Arrêter de verser les loyers si le bailleur ne réalise pas des travaux nécessaires dans votre local commercial ?
Les faits
Un locataire informe son bailleur qu’une infiltration d’eau affecte le local loué. Le bailleur laissant perdurer les désordres et refusant de procéder aux réparations exigées par l’état des lieux, le locataire cesse de verser les loyers.
Le bailleur , ne percevant plus les loyers, demande alors la résiliation du bail et l’expulsion du locataire. La Cour d’appel rejette sa demande, estimant qu’il a manqué à une obligation essentielle du bail. L’affaire est alors portée devant la Cour de cassation.
La décision du juge
Le juge rappelle que le bailleur est obligé, par la nature du contrat et sans qu’il soit besoin d’aucune stipulation particulière, de délivrer au preneur la chose louée, d’entretenir cette chose en état de servir à l’usage pour lequel elle a été louée, et d’en faire jouir paisiblement le preneur pendant la durée du bail.
Il ajoute que le non-respect de ses obligations par le bailleur ne dispense le locataire de remplir les siennes que lorsque ce manquement rend impossible la jouissance des lieux loués.
Il relève que, pour rejeter les demandes du bailleur, la Cour d’appel a retenu que, peu importe que l’exploitation ne soit pas totalement impossible, l’exception d’inexécution est justifiée par le manquement du bailleur à une obligation essentielle du bail.
Il décide donc que, en se déterminant ainsi, sans rechercher si l’infiltration alléguée avait rendu les locaux loués impropres à l’usage auquel ils étaient destinés, la Cour d’appel a privé sa décision de base légale. L’affaire devra donc être rejugée (Cass. 3e civ. 6‑7‑2023 n° 22-15.923) .
L’exception d’inexécution
Paiement des loyers : une obligation essentielle du locataire… Le paiement des loyers aux termes convenus est l’une des obligations essentielles du locataire (C. civ. art. 1728) .

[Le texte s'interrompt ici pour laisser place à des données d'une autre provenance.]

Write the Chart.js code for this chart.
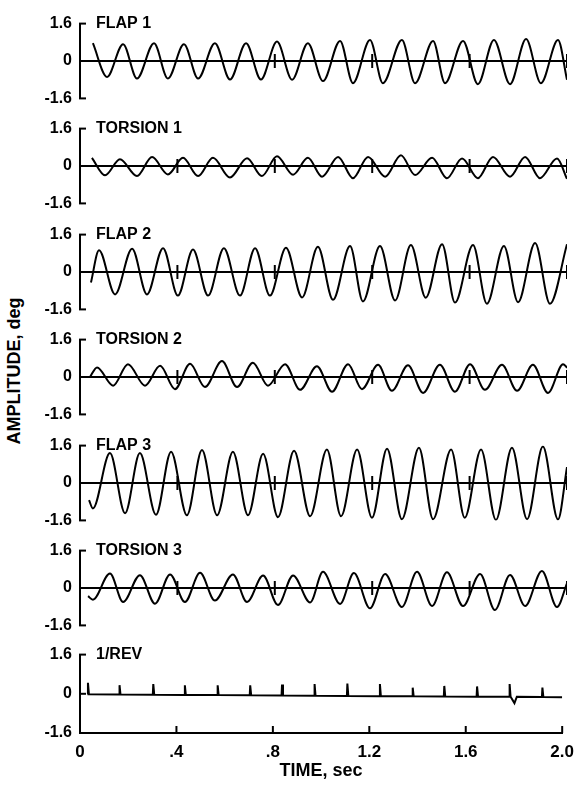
<!DOCTYPE html>
<html>
<head>
<meta charset="utf-8">
<title>Blade response time histories</title>
<script src="https://cdn.jsdelivr.net/npm/chart.js@4.4.0/dist/chart.umd.min.js"></script>
<style>
  html, body { margin: 0; padding: 0; background: #fff; }
  #wrap { position: relative; width: 583px; height: 790px; overflow: hidden; }
  #wrap canvas { position: absolute; left: 0; }
  #ytitle {
    position: absolute; left: 14px; top: 371px;
    transform: translate(-50%, -50%) rotate(-90deg);
    font: bold 18px "Liberation Sans", Arial, sans-serif;
    white-space: nowrap; color: #000;
  }
</style>
</head>
<body>
<div id="wrap">
  <div id="ytitle">AMPLITUDE, deg</div>
</div>
<script>
// ============================================================================
// DATA (time in sec, amplitude in deg)
// ============================================================================

const timeMin = 0;
const timeMax = 2.0;
const xTickValues = [0, 0.4, 0.8, 1.2, 1.6, 2.0];
const xTickLabels = ['0', '.4', '.8', '1.2', '1.6', '2.0'];
const yTickValues = [-1.6, 0, 1.6];
const yTickLabels = ['-1.6', '0', '1.6'];
const panelTitles = ['FLAP 1', 'TORSION 1', 'FLAP 2', 'TORSION 2', 'FLAP 3', 'TORSION 3', '1/REV'];

// peaks and troughs of each trace
const flap1Time = [0.053, 0.111, 0.177, 0.234, 0.304, 0.361, 0.427, 0.485, 0.554, 0.616, 0.682, 0.743, 0.809, 0.871, 0.936, 0.998, 1.068, 1.121, 1.191, 1.244, 1.322, 1.376, 1.450, 1.499, 1.573, 1.634, 1.700, 1.766, 1.832, 1.893, 1.963, 2.0];
const flap1Amp = [0.76, -0.68, 0.72, -0.75, 0.76, -0.75, 0.72, -0.75, 0.76, -0.79, 0.76, -0.79, 0.83, -0.80, 0.76, -0.86, 0.86, -0.95, 0.90, -0.95, 0.90, -0.95, 0.86, -0.95, 0.86, -0.99, 0.90, -0.99, 0.94, -0.95, 0.90, -0.80];

const torsion1Time = [0.049, 0.103, 0.164, 0.234, 0.296, 0.361, 0.423, 0.485, 0.546, 0.616, 0.686, 0.747, 0.809, 0.875, 0.936, 0.994, 1.060, 1.121, 1.183, 1.253, 1.318, 1.376, 1.446, 1.507, 1.569, 1.634, 1.696, 1.766, 1.828, 1.889, 1.959, 2.0];
const torsion1Amp = [0.35, -0.40, 0.29, -0.43, 0.38, -0.36, 0.35, -0.43, 0.35, -0.49, 0.33, -0.43, 0.42, -0.37, 0.35, -0.46, 0.39, -0.52, 0.39, -0.46, 0.46, -0.39, 0.35, -0.52, 0.32, -0.52, 0.39, -0.46, 0.39, -0.52, 0.32, -0.55];

const flap2Time = [0.045, 0.078, 0.144, 0.214, 0.275, 0.341, 0.402, 0.464, 0.526, 0.591, 0.657, 0.719, 0.780, 0.846, 0.912, 0.977, 1.039, 1.109, 1.162, 1.232, 1.294, 1.359, 1.420, 1.487, 1.540, 1.614, 1.671, 1.741, 1.799, 1.869, 1.930, 2.0];
const flap2Amp = [-0.45, 0.93, -0.96, 1.00, -0.96, 1.02, -1.01, 0.96, -1.01, 1.02, -1.01, 1.02, -1.01, 1.04, -1.09, 1.08, -1.19, 1.11, -1.26, 1.11, -1.22, 1.15, -1.10, 1.19, -1.31, 1.15, -1.36, 1.11, -1.29, 1.24, -1.36, 1.19];

const torsion2Time = [0.041, 0.070, 0.136, 0.197, 0.267, 0.329, 0.390, 0.452, 0.513, 0.583, 0.645, 0.710, 0.772, 0.842, 0.904, 0.973, 1.035, 1.101, 1.158, 1.224, 1.281, 1.347, 1.409, 1.478, 1.540, 1.602, 1.663, 1.733, 1.795, 1.860, 1.922, 1.984, 2.0];
const torsion2Amp = [0.00, 0.41, -0.37, 0.55, -0.37, 0.48, -0.52, 0.57, -0.43, 0.68, -0.43, 0.61, -0.37, 0.55, -0.55, 0.46, -0.63, 0.55, -0.52, 0.52, -0.59, 0.50, -0.68, 0.52, -0.63, 0.55, -0.55, 0.52, -0.59, 0.52, -0.68, 0.55, 0.40];

const flap3Time = [0.037, 0.053, 0.123, 0.185, 0.246, 0.312, 0.374, 0.439, 0.501, 0.563, 0.628, 0.690, 0.752, 0.813, 0.879, 0.945, 1.014, 1.072, 1.138, 1.199, 1.261, 1.322, 1.392, 1.450, 1.524, 1.580, 1.647, 1.708, 1.774, 1.836, 1.901, 1.963, 2.0];
const flap3Amp = [-0.73, -1.09, 1.28, -1.29, 1.28, -1.36, 1.34, -1.38, 1.41, -1.38, 1.34, -1.38, 1.25, -1.46, 1.38, -1.42, 1.43, -1.42, 1.43, -1.49, 1.47, -1.55, 1.51, -1.55, 1.43, -1.49, 1.43, -1.58, 1.51, -1.55, 1.56, -1.56, 0.68];

const torsion3Time = [0.033, 0.053, 0.123, 0.177, 0.246, 0.308, 0.370, 0.431, 0.493, 0.554, 0.628, 0.686, 0.752, 0.813, 0.875, 0.945, 0.998, 1.068, 1.125, 1.191, 1.253, 1.322, 1.384, 1.446, 1.507, 1.573, 1.643, 1.704, 1.766, 1.828, 1.897, 1.959, 2.0];
const torsion3Amp = [-0.35, -0.50, 0.62, -0.60, 0.55, -0.67, 0.58, -0.60, 0.65, -0.54, 0.58, -0.60, 0.53, -0.73, 0.54, -0.62, 0.69, -0.68, 0.64, -0.87, 0.60, -0.81, 0.69, -0.77, 0.67, -0.77, 0.60, -0.94, 0.56, -0.77, 0.73, -0.81, 0.20];

// timing marks on the traces (FLAP 1 has none at .4 sec)
const markTimes = [0.4, 0.8, 1.2, 1.6, 2.0];
const flap1MarkTimes = [0.8, 1.2, 1.6, 2.0];

// 1/REV pulse train
const revTime = [0.033, 0.164, 0.304, 0.435, 0.571, 0.706, 0.838, 0.973, 1.109, 1.244, 1.380, 1.511, 1.647, 1.782, 1.918];
const revPeak = [0.45, 0.35, 0.40, 0.35, 0.35, 0.35, 0.38, 0.40, 0.42, 0.40, 0.25, 0.32, 0.30, 0.40, 0.25];
const revBase = [-0.02, -0.03, -0.04, -0.05, -0.05, -0.06, -0.07, -0.08, -0.09, -0.10, -0.10, -0.11, -0.12, -0.12, -0.13];
const revDipTime = [1.802];
const revDipAmp = [-0.38];
const revDipBase = [-0.12];
const revEndTime = [2.0];
const revEndAmp = [-0.14];

// ============================================================================
// LAYOUT
// ============================================================================

const panelZeroY = [61, 166, 272, 377, 483, 588, 692];
const fontFamily = '"Liberation Sans", Arial, Helvetica, sans-serif';
Chart.defaults.font.family = fontFamily;
Chart.defaults.color = '#000';

function tracePoints(times, amps) {
  return times.map((t, i) => ({ x: t, y: amps[i] }));
}

function revPoints() {
  const pts = [];
  revTime.forEach((t, i) => {
    pts.push({ x: t - 0.002, y: revBase[i] });
    pts.push({ x: t, y: revPeak[i] });
    pts.push({ x: t + 0.004, y: revBase[i] });
  });
  revDipTime.forEach((t, i) => {
    pts.push({ x: t, y: revDipAmp[i] });
    pts.push({ x: t + 0.010, y: revDipBase[i] });
  });
  revEndTime.forEach((t, i) => {
    pts.push({ x: t, y: revEndAmp[i] });
  });
  return pts.sort((a, b) => a.x - b.x);
}

const panelSeries = [
  tracePoints(flap1Time, flap1Amp),
  tracePoints(torsion1Time, torsion1Amp),
  tracePoints(flap2Time, flap2Amp),
  tracePoints(torsion2Time, torsion2Amp),
  tracePoints(flap3Time, flap3Amp),
  tracePoints(torsion3Time, torsion3Amp),
  revPoints()
];
const panelMarks = [flap1MarkTimes, markTimes, markTimes, markTimes, markTimes, markTimes, []];

// Bracket ends on the amplitude axis, panel title, inward time ticks
const panelDecor = {
  id: 'panelDecor',
  afterDraw(chart, args, opts) {
    const { ctx, chartArea, scales } = chart;
    const y = scales.y;
    ctx.save();
    ctx.strokeStyle = '#000';
    ctx.lineWidth = 2;
    const serifs = opts.last ? yTickValues.slice(1) : [yTickValues[0], yTickValues[2]];
    serifs.forEach(v => {
      const py = y.getPixelForValue(v);
      ctx.beginPath();
      ctx.moveTo(chartArea.left - 1, py);
      ctx.lineTo(chartArea.left + 6, py);
      ctx.stroke();
    });
    if (opts.last) {
      const x = scales.x;
      xTickValues.forEach(v => {
        const px = x.getPixelForValue(v);
        ctx.beginPath();
        ctx.moveTo(px, chartArea.bottom);
        ctx.lineTo(px, chartArea.bottom - 7);
        ctx.stroke();
      });
    }
    ctx.fillStyle = '#000';
    ctx.font = 'bold 16px ' + fontFamily;
    ctx.textBaseline = 'middle';
    ctx.textAlign = 'left';
    ctx.fillText(opts.title, chartArea.left + 16, y.getPixelForValue(yTickValues[2]));
    ctx.restore();
  }
};

const wrap = document.getElementById('wrap');

panelSeries.forEach((points, i) => {
  const last = i === panelSeries.length - 1;
  const canvas = document.createElement('canvas');
  canvas.width = 583;
  canvas.height = last ? 145 : 110;
  canvas.style.top = (panelZeroY[i] - 55) + 'px';
  wrap.appendChild(canvas);

  const datasets = [{
    type: 'line',
    data: points,
    borderColor: '#000',
    borderWidth: 2,
    pointRadius: 0,
    fill: false,
    tension: 0,
    cubicInterpolationMode: last ? 'default' : 'monotone'
  }];
  if (panelMarks[i].length) {
    datasets.push({
      type: 'scatter',
      data: panelMarks[i].map(t => ({ x: t, y: 0 })),
      pointStyle: 'line',
      pointRadius: 7,
      pointRotation: 90,
      pointBorderColor: '#000',
      pointBorderWidth: 2,
      showLine: false
    });
  }

  new Chart(canvas, {
    type: 'line',
    data: { datasets },
    options: {
      responsive: false,
      animation: false,
      events: [],
      layout: { padding: { top: 14, bottom: last ? 0 : 14, left: 0, right: 16 } },
      plugins: {
        legend: { display: false },
        tooltip: { enabled: false },
        panelDecor: { title: panelTitles[i], last: last }
      },
      scales: {
        x: {
          type: 'linear',
          min: timeMin,
          max: timeMax,
          display: last,
          afterBuildTicks: ax => { ax.ticks = xTickValues.map(v => ({ value: v })); },
          afterFit: ax => { ax.height = last ? 49 : 0; },
          grid: { display: false, drawTicks: false },
          border: { display: true, color: '#000', width: 2 },
          ticks: {
            padding: 9,
            color: '#000',
            maxRotation: 0,
            autoSkip: false,
            font: { size: 17, weight: 'bold' },
            callback: (v, idx) => xTickLabels[idx]
          },
          title: {
            display: true,
            text: 'TIME, sec',
            color: '#000',
            font: { size: 18, weight: 'bold' },
            padding: 0
          }
        },
        y: {
          type: 'linear',
          min: yTickValues[0],
          max: yTickValues[2],
          afterBuildTicks: ax => { ax.ticks = yTickValues.map(v => ({ value: v })); },
          afterFit: ax => { ax.width = 80; },
          grid: {
            drawTicks: false,
            lineWidth: 2,
            color: c => (!last && c.tick && c.tick.value === 0) ? '#000' : 'rgba(0,0,0,0)'
          },
          border: { display: true, color: '#000', width: 2 },
          ticks: {
            padding: 8,
            color: '#000',
            font: { size: 16, weight: 'bold' },
            callback: (v, idx) => yTickLabels[idx]
          }
        }
      }
    },
    plugins: [panelDecor]
  });
});
</script>
</body>
</html>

… sauf exception d’inexécution… Le locataire ne peut en principe pas valablement s’en dispenser en invoquant un manquement du bailleur à ses obligations, la Cour de cassation ne lui reconnaissant le bénéfice de l’exception d’inexécution que dans des circonstances exceptionnelles.
Des circonstances exceptionnelles. L’exception d’inexécution pourra notamment être invoquée en cas d’impossibilité totale pour le locataire d’utiliser les locaux loués (Cass. 3e civ. 31‑10‑1978 n° 77-11.355 ; Cass. 3e civ. 21‑12‑1987 n° 86-13.861) ou, au moins, en cas d’impossibilité d’en user conformément à la destination prévue au bail (Cass. 3e civ. 21‑11‑1990 n° 89-16.189) .
À noter. Le non-respect de ses obligations par le bailleur ne dispense le locataire de remplir les siennes que lorsque ce manquement rend impossible la jouissance des lieux loués. La décision ci-dessus montre que cette solution est appliquée avec rigueur, et qu’il ne suffit pas de constater l’inexécution par le bailleur d’une obligation essentielle du bail pour justifier la mise en œuvre de l’exception d’inexécution.